For each year your range spans, the tool assembles holidays from three sources:

  • Fixed national feriados: New Year’s Day, Tiradentes (21 Apr), Labour Day (1 May), Independence Day (7 Sep), Our Lady of Aparecida (12 Oct), Finados (2 Nov), Proclamation of the Republic (15 Nov), Black Awareness Day (20 Nov), and Christmas (25 Dec).
  • Easter-based dates: Good Friday (Easter minus 2) and Corpus Christi (Easter plus 60), plus optional Carnival Monday and Tuesday (Easter minus 48 and minus 47).
  • State holidays: each state and the Federal District adds its statewide feriados (founding date, patron saint, and so on).

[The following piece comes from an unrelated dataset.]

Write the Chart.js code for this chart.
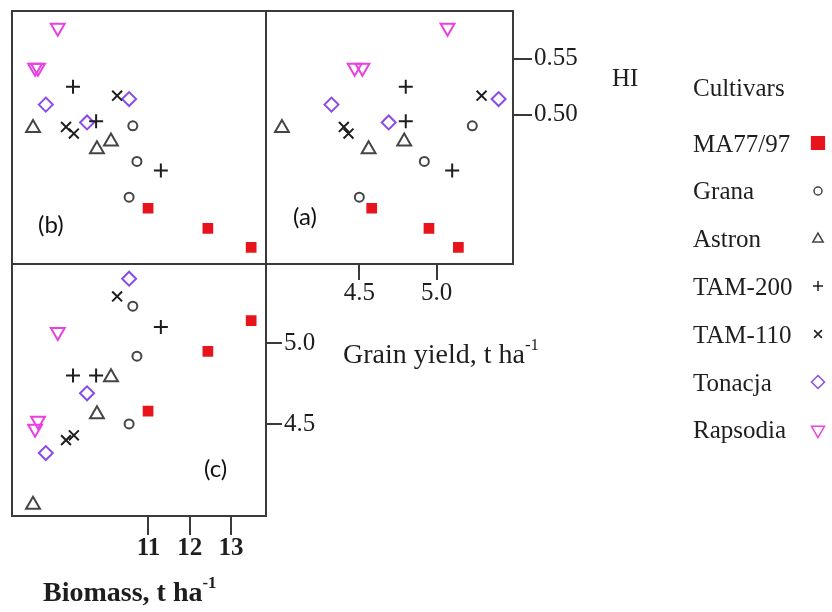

It then walks the inclusive range, removing Saturdays, Sundays, and any holiday on a weekday.

Notes and example

Corpus Christi falls 60 days after Easter Sunday, so in a year with Easter on 5 April it lands in early June — and that weekday is deducted. Carnival Tuesday is two days before Ash Wednesday; enabling the toggle deducts both Carnival Monday and Tuesday when they are weekdays.

The tool covers national and statewide feriados. Municipal holidays (such as a city’s founding day or local patron saint) are not included, so confirm against your municipality when a deadline is binding.